Copy verbatim the material from its first line to the line that holds "-14.88, -14.53, -14.44];", including that line.

DATA =>
########

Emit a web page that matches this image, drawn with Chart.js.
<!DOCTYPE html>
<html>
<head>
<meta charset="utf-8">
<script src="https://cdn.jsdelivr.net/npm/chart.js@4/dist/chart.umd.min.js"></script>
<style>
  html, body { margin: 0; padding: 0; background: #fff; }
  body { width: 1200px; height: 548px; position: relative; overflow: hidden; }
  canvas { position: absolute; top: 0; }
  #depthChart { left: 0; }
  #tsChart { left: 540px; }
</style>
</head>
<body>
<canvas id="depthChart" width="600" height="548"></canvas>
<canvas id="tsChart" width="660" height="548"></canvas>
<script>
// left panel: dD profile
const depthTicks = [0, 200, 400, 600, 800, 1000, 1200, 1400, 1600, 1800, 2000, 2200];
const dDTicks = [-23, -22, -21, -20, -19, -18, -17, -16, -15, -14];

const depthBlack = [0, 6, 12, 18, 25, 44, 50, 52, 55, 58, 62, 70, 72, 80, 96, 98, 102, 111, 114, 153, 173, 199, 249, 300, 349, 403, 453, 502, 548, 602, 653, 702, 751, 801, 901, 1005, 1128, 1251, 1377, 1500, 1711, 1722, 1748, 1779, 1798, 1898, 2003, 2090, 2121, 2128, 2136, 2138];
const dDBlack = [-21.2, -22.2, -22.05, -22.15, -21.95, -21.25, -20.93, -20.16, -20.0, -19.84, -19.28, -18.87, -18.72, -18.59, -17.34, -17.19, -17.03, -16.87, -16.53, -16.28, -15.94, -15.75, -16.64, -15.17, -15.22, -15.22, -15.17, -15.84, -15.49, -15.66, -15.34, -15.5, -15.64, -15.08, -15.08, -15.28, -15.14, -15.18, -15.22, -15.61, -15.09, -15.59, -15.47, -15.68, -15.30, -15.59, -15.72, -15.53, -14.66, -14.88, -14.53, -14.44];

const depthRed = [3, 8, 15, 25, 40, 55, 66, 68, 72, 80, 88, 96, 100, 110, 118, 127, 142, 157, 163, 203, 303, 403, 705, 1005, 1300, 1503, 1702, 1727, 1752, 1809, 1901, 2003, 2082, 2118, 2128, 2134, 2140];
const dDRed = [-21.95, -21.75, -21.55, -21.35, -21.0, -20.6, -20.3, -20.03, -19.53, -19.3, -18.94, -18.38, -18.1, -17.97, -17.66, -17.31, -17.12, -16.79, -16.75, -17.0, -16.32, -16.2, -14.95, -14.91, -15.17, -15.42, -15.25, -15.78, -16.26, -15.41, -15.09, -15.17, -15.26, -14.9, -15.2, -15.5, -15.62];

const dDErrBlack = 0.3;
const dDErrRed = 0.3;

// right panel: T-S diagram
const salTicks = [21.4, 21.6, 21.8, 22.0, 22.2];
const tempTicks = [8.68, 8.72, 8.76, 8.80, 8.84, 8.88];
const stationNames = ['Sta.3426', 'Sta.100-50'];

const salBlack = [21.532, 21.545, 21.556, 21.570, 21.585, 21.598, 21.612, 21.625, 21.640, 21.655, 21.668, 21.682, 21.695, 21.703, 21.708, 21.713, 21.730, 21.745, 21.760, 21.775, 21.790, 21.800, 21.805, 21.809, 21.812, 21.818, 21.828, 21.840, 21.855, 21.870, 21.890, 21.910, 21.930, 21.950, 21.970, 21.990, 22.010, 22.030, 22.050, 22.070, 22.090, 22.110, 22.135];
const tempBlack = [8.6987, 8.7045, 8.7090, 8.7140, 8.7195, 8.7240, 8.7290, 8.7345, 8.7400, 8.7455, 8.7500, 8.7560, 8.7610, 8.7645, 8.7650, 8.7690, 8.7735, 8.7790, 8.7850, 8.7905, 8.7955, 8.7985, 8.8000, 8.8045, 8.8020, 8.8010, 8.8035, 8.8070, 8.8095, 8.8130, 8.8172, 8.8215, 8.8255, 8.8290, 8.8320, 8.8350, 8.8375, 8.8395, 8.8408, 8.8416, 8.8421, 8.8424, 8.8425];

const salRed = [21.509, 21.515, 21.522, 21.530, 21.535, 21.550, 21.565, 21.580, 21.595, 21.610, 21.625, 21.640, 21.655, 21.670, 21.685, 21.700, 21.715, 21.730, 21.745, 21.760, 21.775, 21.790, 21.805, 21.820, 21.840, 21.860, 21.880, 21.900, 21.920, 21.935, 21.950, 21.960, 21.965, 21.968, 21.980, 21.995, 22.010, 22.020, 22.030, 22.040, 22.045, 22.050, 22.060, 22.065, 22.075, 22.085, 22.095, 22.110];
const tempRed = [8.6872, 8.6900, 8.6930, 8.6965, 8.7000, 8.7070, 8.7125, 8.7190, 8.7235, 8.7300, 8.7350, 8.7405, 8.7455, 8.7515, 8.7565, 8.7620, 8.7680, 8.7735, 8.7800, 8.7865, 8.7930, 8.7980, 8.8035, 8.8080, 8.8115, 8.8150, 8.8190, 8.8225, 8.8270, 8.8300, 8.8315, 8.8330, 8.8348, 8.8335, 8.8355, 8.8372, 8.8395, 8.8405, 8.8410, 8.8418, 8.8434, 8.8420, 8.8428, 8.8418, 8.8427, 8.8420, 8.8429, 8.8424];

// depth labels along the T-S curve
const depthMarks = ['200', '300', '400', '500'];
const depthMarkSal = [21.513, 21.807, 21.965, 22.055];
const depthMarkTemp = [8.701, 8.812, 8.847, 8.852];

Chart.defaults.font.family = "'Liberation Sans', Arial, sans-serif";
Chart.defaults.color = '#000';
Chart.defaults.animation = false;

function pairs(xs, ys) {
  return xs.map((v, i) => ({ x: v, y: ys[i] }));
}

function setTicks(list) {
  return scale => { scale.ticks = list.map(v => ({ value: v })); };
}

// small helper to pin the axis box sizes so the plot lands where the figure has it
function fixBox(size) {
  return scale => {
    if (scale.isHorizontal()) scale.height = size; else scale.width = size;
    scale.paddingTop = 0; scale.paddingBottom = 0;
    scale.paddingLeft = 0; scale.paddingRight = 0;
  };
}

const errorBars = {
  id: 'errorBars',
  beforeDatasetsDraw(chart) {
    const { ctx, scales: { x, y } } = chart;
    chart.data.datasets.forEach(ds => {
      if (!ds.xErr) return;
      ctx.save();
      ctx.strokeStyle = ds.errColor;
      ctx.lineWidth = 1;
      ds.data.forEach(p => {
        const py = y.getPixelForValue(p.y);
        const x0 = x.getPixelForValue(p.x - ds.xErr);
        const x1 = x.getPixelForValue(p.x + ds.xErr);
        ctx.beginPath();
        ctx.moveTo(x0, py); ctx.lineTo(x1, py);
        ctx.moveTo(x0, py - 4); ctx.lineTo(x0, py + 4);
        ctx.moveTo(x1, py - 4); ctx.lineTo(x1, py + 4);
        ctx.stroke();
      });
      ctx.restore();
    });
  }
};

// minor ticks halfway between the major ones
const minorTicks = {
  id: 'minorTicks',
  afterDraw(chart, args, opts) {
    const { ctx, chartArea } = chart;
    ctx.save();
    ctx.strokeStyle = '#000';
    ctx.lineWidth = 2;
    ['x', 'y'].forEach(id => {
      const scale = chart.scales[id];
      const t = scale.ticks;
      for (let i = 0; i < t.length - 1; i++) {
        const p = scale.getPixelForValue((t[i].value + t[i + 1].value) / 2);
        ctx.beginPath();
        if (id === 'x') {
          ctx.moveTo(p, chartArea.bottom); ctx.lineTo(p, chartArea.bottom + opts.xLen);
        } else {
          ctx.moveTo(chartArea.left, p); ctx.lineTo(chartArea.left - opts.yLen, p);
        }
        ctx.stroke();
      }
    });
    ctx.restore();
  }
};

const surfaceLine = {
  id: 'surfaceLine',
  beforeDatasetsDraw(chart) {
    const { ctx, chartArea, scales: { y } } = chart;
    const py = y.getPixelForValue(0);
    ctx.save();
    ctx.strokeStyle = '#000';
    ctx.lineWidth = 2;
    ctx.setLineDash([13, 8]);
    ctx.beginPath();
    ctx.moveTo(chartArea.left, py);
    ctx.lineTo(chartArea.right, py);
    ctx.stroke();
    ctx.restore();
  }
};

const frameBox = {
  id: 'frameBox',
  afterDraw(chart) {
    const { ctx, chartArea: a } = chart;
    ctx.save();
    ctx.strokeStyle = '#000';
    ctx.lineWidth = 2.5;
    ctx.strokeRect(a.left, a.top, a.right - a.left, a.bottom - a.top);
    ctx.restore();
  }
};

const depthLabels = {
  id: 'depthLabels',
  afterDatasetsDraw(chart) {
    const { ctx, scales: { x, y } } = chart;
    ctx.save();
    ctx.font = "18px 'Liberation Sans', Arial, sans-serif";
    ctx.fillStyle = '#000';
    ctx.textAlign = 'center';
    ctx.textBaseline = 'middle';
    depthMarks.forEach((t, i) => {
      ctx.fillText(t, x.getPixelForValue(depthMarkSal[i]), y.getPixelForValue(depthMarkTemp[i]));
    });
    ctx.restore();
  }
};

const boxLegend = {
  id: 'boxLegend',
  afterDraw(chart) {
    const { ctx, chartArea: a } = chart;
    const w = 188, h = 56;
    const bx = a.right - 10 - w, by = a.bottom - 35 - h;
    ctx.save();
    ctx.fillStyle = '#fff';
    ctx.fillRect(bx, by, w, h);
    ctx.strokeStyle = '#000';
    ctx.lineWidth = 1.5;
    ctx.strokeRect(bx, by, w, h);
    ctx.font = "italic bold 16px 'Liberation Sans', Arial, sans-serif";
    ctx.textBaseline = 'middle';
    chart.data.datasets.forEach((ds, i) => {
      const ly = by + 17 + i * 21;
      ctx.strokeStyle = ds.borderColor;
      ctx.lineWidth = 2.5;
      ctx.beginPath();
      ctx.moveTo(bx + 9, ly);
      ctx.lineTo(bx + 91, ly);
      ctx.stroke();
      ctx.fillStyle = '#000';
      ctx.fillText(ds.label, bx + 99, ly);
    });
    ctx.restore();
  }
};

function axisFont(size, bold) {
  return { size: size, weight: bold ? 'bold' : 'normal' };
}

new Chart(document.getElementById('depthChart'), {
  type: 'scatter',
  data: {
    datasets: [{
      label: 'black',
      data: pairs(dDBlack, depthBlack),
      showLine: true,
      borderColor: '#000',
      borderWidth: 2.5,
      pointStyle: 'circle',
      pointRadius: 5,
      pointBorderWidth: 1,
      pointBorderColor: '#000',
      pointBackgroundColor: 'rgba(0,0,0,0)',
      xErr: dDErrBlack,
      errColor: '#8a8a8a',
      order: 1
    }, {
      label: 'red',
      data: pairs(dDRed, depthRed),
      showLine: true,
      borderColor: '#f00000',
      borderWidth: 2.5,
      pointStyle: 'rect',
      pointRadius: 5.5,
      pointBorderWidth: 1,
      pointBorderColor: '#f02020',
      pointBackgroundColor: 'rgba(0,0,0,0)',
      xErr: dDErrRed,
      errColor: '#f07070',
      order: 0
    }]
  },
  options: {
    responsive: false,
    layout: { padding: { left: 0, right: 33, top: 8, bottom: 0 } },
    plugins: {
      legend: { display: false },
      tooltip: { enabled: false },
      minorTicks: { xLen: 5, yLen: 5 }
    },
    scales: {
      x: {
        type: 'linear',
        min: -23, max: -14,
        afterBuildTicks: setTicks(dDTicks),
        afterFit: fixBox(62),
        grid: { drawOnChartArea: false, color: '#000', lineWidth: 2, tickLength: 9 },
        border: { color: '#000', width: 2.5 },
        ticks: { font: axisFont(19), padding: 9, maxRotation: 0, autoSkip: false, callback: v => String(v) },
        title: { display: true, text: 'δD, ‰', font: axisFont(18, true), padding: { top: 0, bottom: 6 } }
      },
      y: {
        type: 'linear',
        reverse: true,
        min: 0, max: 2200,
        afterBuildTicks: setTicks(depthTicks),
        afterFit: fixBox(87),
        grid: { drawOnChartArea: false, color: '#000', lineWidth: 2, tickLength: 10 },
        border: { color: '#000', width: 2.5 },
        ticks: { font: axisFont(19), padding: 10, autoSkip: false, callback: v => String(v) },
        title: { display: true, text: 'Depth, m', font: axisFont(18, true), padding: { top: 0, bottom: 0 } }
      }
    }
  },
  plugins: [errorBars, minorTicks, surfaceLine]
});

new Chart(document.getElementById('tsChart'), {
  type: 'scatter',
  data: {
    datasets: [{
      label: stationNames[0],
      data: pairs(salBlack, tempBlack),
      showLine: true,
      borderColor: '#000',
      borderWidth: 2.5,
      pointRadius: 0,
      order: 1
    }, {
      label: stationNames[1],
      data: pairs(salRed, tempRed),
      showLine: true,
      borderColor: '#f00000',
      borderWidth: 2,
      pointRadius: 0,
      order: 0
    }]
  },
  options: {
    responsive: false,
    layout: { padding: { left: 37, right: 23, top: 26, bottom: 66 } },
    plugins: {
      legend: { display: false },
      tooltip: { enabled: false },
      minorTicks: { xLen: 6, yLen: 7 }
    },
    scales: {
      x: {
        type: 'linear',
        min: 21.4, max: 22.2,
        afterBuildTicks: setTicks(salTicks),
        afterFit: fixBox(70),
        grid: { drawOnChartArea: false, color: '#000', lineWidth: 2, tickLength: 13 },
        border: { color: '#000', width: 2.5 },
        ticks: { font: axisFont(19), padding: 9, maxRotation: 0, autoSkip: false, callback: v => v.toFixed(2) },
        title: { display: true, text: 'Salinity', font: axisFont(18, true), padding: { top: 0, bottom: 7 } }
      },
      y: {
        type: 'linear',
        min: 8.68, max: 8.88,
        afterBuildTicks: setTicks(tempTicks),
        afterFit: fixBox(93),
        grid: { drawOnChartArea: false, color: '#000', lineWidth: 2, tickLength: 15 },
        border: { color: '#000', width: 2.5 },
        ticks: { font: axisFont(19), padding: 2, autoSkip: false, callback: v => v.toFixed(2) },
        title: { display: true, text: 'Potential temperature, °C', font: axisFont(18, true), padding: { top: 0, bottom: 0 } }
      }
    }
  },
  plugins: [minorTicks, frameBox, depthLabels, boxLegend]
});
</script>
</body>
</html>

########

CORRECT RESPONSE =>
Emit a web page that matches this image, drawn with Chart.js.
<!DOCTYPE html>
<html>
<head>
<meta charset="utf-8">
<script src="https://cdn.jsdelivr.net/npm/chart.js@4/dist/chart.umd.min.js"></script>
<style>
  html, body { margin: 0; padding: 0; background: #fff; }
  body { width: 1200px; height: 548px; position: relative; overflow: hidden; }
  canvas { position: absolute; top: 0; }
  #depthChart { left: 0; }
  #tsChart { left: 540px; }
</style>
</head>
<body>
<canvas id="depthChart" width="600" height="548"></canvas>
<canvas id="tsChart" width="660" height="548"></canvas>
<script>
// left panel: dD profile
const depthTicks = [0, 200, 400, 600, 800, 1000, 1200, 1400, 1600, 1800, 2000, 2200];
const dDTicks = [-23, -22, -21, -20, -19, -18, -17, -16, -15, -14];

const depthBlack = [0, 6, 12, 18, 25, 44, 50, 52, 55, 58, 62, 70, 72, 80, 96, 98, 102, 111, 114, 153, 173, 199, 249, 300, 349, 403, 453, 502, 548, 602, 653, 702, 751, 801, 901, 1005, 1128, 1251, 1377, 1500, 1711, 1722, 1748, 1779, 1798, 1898, 2003, 2090, 2121, 2128, 2136, 2138];
const dDBlack = [-21.2, -22.2, -22.05, -22.15, -21.95, -21.25, -20.93, -20.16, -20.0, -19.84, -19.28, -18.87, -18.72, -18.59, -17.34, -17.19, -17.03, -16.87, -16.53, -16.28, -15.94, -15.75, -16.64, -15.17, -15.22, -15.22, -15.17, -15.84, -15.49, -15.66, -15.34, -15.5, -15.64, -15.08, -15.08, -15.28, -15.14, -15.18, -15.22, -15.61, -15.09, -15.59, -15.47, -15.68, -15.30, -15.59, -15.72, -15.53, -14.66, -14.88, -14.53, -14.44];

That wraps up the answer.